Aunty Donna's Coffee Cafe is their first ABC-commissioned narrative comedy series, and as our local answer to Monty Python it doesn't disappoint.

After a brief stint as the hottest Aussie exports in the US (see: Aunty Donna’s Big Ol’ House of Fun on Netflix), Aunty Donna are back in our hemisphere, bringing with them a duty-free bag of hilarious goodies.

Aunty Donna’s Coffee Café follows the adventures of three friends – Mark Bonnano, Zach Ruane and Broden Kelly – who run a ‘trendy’ Melbourne café. Together they’re working to create the best joint in the neighbourhood … despite not having any of the necessary skills. The weekly adventures of the trio range from dealing with heritage listed wasps, to placating evil witches who are really into Costa from Gardening Australia.

Read our interview with Aunty Donna here: ‘Improv is a bit like tomato sorbet and anchovy toast’

If you’re not familiar with Aunty Donna’s shtick, they’re basically Australia’s answer to BBC’s Monty Python’s Flying Circus and HBO’s Mr.

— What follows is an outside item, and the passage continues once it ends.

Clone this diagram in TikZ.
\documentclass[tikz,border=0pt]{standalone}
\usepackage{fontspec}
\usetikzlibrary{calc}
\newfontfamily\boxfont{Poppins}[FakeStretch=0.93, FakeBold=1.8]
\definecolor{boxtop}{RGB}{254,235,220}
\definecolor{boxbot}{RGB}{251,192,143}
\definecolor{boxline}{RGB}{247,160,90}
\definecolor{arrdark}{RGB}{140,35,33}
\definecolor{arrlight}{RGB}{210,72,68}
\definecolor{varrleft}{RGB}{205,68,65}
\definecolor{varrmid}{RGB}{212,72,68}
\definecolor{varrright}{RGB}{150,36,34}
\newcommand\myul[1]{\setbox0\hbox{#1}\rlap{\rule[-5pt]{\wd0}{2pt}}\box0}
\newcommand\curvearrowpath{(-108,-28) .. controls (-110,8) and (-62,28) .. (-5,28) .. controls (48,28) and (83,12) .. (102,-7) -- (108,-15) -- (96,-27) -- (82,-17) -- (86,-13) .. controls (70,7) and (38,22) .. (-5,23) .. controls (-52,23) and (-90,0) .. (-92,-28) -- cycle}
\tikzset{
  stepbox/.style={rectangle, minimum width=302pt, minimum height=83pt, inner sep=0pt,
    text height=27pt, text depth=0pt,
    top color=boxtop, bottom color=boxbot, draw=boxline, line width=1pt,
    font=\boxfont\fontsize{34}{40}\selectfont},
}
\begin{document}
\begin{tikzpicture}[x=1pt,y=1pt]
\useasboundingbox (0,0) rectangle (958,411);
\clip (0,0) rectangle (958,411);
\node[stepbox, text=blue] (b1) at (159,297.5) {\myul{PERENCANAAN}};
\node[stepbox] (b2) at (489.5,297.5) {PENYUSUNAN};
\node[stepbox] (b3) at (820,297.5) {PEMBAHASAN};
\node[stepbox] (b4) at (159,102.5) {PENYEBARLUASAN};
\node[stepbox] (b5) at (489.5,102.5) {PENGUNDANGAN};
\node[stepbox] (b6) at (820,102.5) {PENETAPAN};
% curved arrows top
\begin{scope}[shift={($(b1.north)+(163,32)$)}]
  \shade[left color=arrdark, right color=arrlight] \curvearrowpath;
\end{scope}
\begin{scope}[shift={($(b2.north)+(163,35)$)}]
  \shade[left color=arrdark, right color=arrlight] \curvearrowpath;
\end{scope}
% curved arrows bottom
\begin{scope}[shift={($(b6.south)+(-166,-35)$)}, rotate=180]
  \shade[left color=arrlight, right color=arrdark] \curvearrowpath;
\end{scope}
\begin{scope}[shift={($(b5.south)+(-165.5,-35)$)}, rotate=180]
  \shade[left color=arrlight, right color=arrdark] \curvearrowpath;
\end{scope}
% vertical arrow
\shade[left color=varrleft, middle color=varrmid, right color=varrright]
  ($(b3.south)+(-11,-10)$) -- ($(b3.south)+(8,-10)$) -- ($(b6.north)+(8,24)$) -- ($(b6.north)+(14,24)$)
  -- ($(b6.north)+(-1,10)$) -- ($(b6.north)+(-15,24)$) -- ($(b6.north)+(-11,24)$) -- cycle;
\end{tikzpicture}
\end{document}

Show. Having performed as a comedy trio for more than a decade, Broden, Mark and Zach are seasoned silly mongers with a penchant for theatrical buffoonery, extremely specific references (Car City Ringwood, anyone?), and biting satire of the upper-class.

And they love a bit of a sing-song too. The songs in Coffee Café are as catchy and as wildly inappropriate for broadcast TV as ever. See ‘The Vibrator Song’ below:

Narrowing in on the zeitgeist

Being their first ABC-commissioned narrative series, Aunty Donna bring the laughs out at a rapid pace, many of which come at the expense of ABC properties like the aforementioned Gardening Australia, as well as Rake and 4 Corners – and even the ABC iView app itself (which ‘definitely works!’). I bust a gut many, many times during my binge watch of the (criminally short) six episodes.

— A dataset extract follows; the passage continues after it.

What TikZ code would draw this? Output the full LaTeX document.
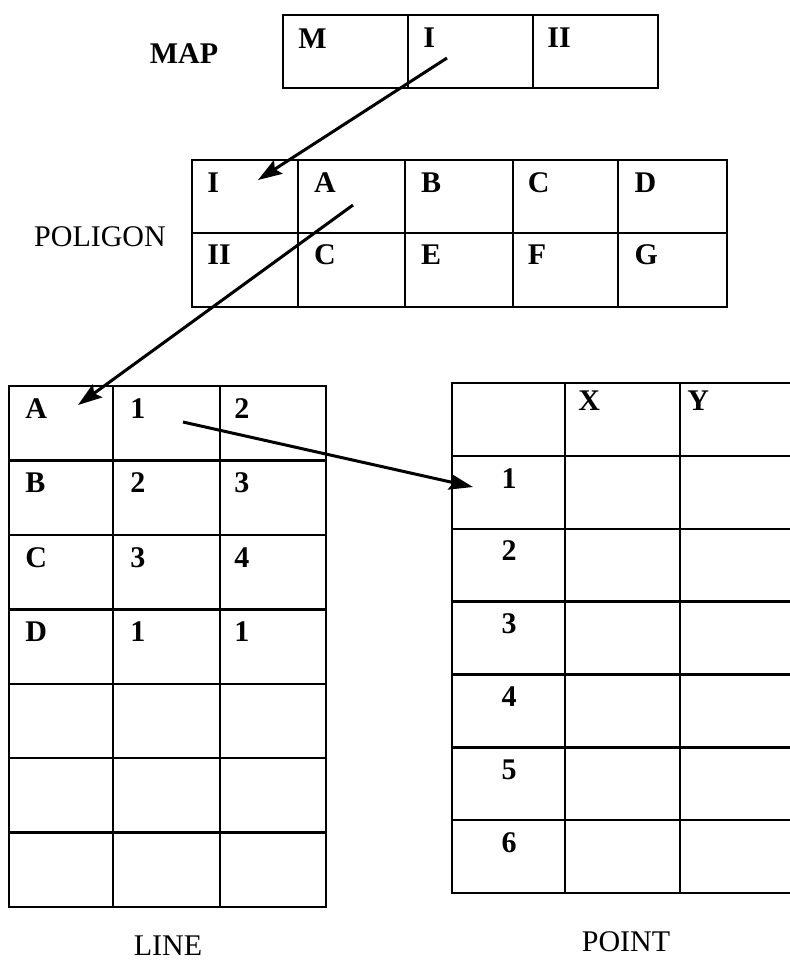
\documentclass[tikz,border=0pt]{standalone}
\usepackage{fontspec}
\setmainfont{Liberation Serif}
\usetikzlibrary{arrows.meta}

\begin{document}
\begin{tikzpicture}[x=0.5pt, y=-0.5pt,
    tab/.style={line width=1.2pt},
    cell/.style={anchor=north west, inner sep=0pt, font=\fontsize{15}{17}\selectfont\bfseries},
    num/.style={anchor=north, inner sep=0pt, font=\fontsize{15}{17}\selectfont\bfseries},
    title/.style={font=\fontsize{15}{17}\selectfont},
    link/.style={line width=1.5pt, -{Stealth[length=12pt, width=8pt, inset=2pt]}}]
    \useasboundingbox (0,0) rectangle (790,965);

    % MAP
    \draw[tab] (283,15) rectangle (658,88);
    \foreach \x in {408,533} \draw[tab] (\x,15) -- (\x,88);
    \node[title, font=\fontsize{15}{17}\selectfont\bfseries] (map) at (184,54) {MAP};
    \node[cell] (mapM) at (298,28) {M};
    \node[cell] (mapI) at (423,27) {I};
    \node[cell] (mapII) at (547,27) {II};

    % POLIGON
    \draw[tab] (192,160) rectangle (727,307);
    \foreach \x in {298,405,513,618} \draw[tab] (\x,160) -- (\x,307);
    \draw[tab] (192,233) -- (727,233);
    \node[title] (poligon) at (100,237) {POLIGON};
    \foreach \a/\b [count=\i from 0] in {I/II, A/C, B/E, C/F, D/G}
    {
        \node[cell] (pol\i a) at ({207+106.8*\i},172) {\a};
        \node[cell] (pol\i b) at ({207+106.8*\i},244) {\b};
    }

    % LINE
    \draw[tab] (9,386) rectangle (326,907);
    \foreach \x in {113,220} \draw[tab] (\x,386) -- (\x,907);
    \foreach \k in {1,...,6} \draw[tab] (9,{386+74.43*\k}) -- (326,{386+74.43*\k});
    \node[title] (line) at (168,946) {LINE};
    \foreach \r/\p/\q [count=\i from 0] in {A/1/2, B/2/3, C/3/4, D/1/1}
    {
        \node[cell] (line\r) at (25,{398+74.43*\i}) {\r};
        \node[cell] (line\r p) at (130,{398+74.43*\i}) {\p};
        \node[cell] (line\r q) at (234,{398+74.43*\i}) {\q};
    }

    % POINT
    \draw[tab] (452,383) rectangle (796,893);
    \foreach \x in {565,680} \draw[tab] (\x,383) -- (\x,893);
    \foreach \k in {1,...,6} \draw[tab] (452,{383+72.86*\k}) -- (796,{383+72.86*\k});
    \node[title] (point) at (626,942) {POINT};
    \node[cell] (ptX) at (578,390) {X};
    \node[cell] (ptY) at (687,390) {Y};
    \foreach \k in {1,...,6}
        \node[num] (pt\k) at (509,{383+72.86*\k+12}) {\k};

    % arrows
    \coordinate (mapIfrom) at (447,58);
    \coordinate (polIto) at (258,180);
    \coordinate (polAfrom) at (353,205);
    \coordinate (lineAto) at (78,405);
    \coordinate (lineAfrom) at (183,422);
    \coordinate (ptto) at (473,487);
    \draw[link] (mapIfrom) -- (polIto);
    \draw[link] (polAfrom) -- (lineAto);
    \draw[link] (lineAfrom) -- (ptto);
\end{tikzpicture}
\end{document}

Read: What to watch in April: new to streaming, cinemas and film festivals near you

When they’re not singing and slinging insults, their finger-on-the-pulse style gags cover everything from ‘rude’ restaurants (a la Karen’s Diner) to TikTok thirst traps:

The many varied film references – The Matrix, A Clockwork Orange, Peter Pan, Crocodile Dundee, 12 Angry Men – were equally delightful to spot.

I am Rake

And then there’s the cameos. I won’t spoil all of them, but Richard Roxburgh’s complete commitment to the bit of showing up as ‘Rake’ (not to be confused with Cleaver Greene, the lawyer from the TV show Rake … actually no, the confusion is intentional), delivering absurdly silly lines with the gravitas of King Lear, is by far the biggest highlight.

‘I am Rake’. L-R: Michelle Brasier, Matt Doran, Durnan Silva, Richard Roxburgh, Zachary Ruane and Broden Kelly. Image: ABC

It’s a great show, better than a dinner for two at Smorgy’s Bundoora*, and I’m giving it the five stars it deserves. However, I strongly feel that nothing Aunty Donna produce will ever top their YouTube short Don’t Get In The Kiln.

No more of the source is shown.